I still remember when Emails suddenly became accessible to everyone. It wasn’t just because of the web browser. It was the humble Internet Cafe that allowed mainstream users to use Email cheaply and easily. We paid as much $2 per hour for this here in the Philippines, and they used dial-up 56K modems. It was unusable by today’s standards, but I still remember sitting there in awe when the person I randomly chatted with on mIRC told me she was from the United States. We started exchanging emails after that. It was mind blowing.
Computers were so expensive that only the rich had their own, and home internet connections were slow and clunky. You had to make sure no one called your home phone or else you would get disconnected. So the web cafes became the gateway to “cyberspace”, where people chat with other people and of course, send Emails. There was an internet cafe in every corner, and it was a huge business.
It became so easy to create an email account, but you were advised to never use your real name. This was a just a fancy toy for geeks, and the internet, or “Cyberspace” in general was considered dangerous. Emails were not even considered an official way to communicate. Everyone used some kind of fake name, and you were limited to a certain number of messages in your inbox or else risk emails being bounced back to the sender.
People used weird Email addresses like HotLips69xoxo@hotmail.com. Business dealings still had to be faxed or done with printed paper or phone calls. It was a whole different world.
Today, we send an Email with a swipe of a finger from a tiny supercomputer containing about $32 MILLION worth of separate 1984 devices in the palm of our hands, with unlimited storage in the cloud and machine learning helping us with automatic responses.
We use Email without thinking about how it works because it has become a basic utility. It just works.
Bitcoin is a protocol (Bitcoin), yet we send bitcoins as if it was money. Is it money or not? It transacts like money, except it is digital. You can print it, yes, but does this make it any more “real” than when it was in digital form? Stripped down to its essence, it is just a bunch of ones and zeroes. Does this make it any less real than actual physical money?
You might answer “Yes. Use a Bitcoin wallet, you send it, and you are done!”
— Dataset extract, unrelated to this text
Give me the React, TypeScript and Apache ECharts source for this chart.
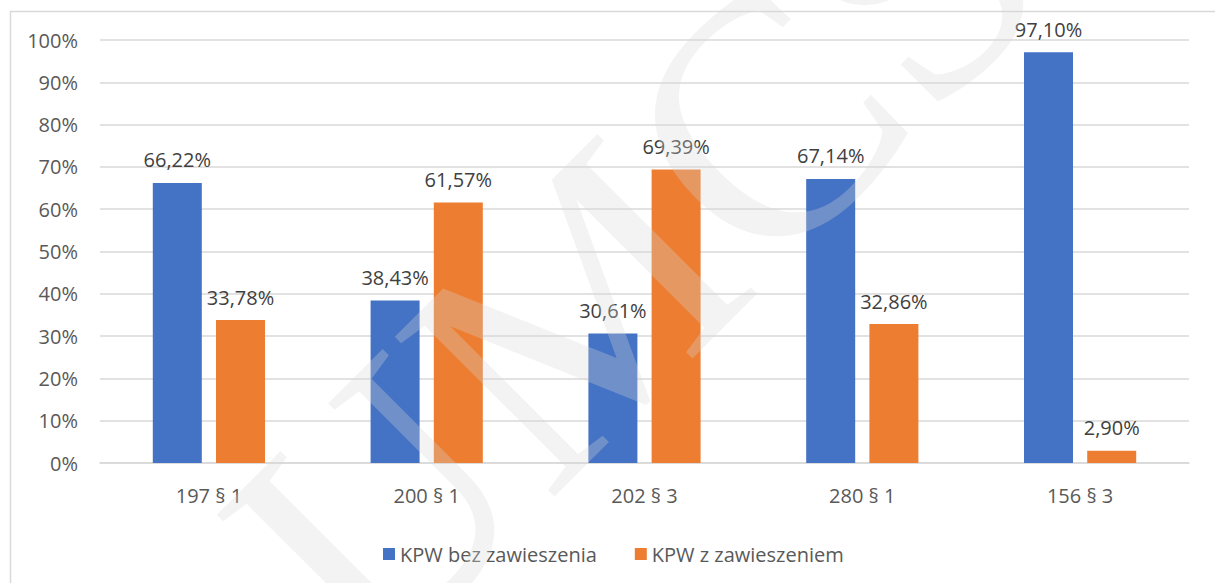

No, that’s not how it works. That’s how you send bitcoins. This is how it works.
Feels familiar, right?
Explaining Bitcoin and Blockchain Technology today feels the same because it is the same.
With Bitcoin and Blockchain tech, we are no different from the Email video from 1984 — we still need five-minute videos explaining how it works. People are still afraid of Bitcoin, thinking it is dangerous and only used by criminals in the dark web. The apps themselves are still clunky and too complicated for your average internet user. Bitcoin and cryptocurrency exchanges get hacked often, and scams abound the industry. The adoption of the technology on a global scale is not even at 1%, so we have a long way to go before we see this shift.
It will happen slowly, then suddenly.
Our Bitcoin startup in the Philippines provides services much like an internet cafe did in the 90s. We provide our users an easy way to access the Bitcoin network and use it for transferring and storing funds, paying bills, using it as a store of value, and pretty much any kind of financial service you can do with a bank. Just like going to an internet cafe where you still need some basic knowledge on how to use a computer, using our platform will need a basic understanding of how websites, payment apps, and smartphones work. It allows users to experience the technology in a user-friendly environment and safe. We also have regular education campaigns that educates those who want to learn about how it works and how it can benefit them.
There are hundreds of services and apps today that are doing the same thing, with the goal being to make people comfortable with using the technology.
In the near future, we will be sending money to each other using the Bitcoin protocol, with a swipe of a finger, without needing to understand how it works. Explaining Bitcoin and Blockchain technology then will be as unnecessary as explaining Email today. It just works.
Bitcoin is a protocol. It’s just software, running on a set of rules that needs to be followed in order to participate in the network. Trying to explain the nuts and bolts of it to everyone will be frustrating because not everyone can or wants to understand all the technical stuff, yet we do it anyway because even if only one out of a hundred people will get curious and want to learn more, it makes all that effort worth it.
Bitcoin is money because that’s what the software makes it seem to be, but the truth of the matter is, it is just pure information. The software you use makes it function like money the same way SMTP makes Emails function like letters, as a correspondence between people, with somewhat reliable certainty that the messages are transmitted securely and are valid.
The only difference is that the certainty of the validity of a Bitcoin “message” i.e. transaction, is undeniable, censorship-resistant, and immutable.
Other Blockchain applications will also become basic utilities for a myriad of uses ranging from smart contracts, marketplaces, governance, provenance, and any service that requires agreement in a trustless environment.
Before we know it, the world will be using the Bitcoin protocol like we use Email today — as a basic utility for transferring information, but in this case, the information will have value.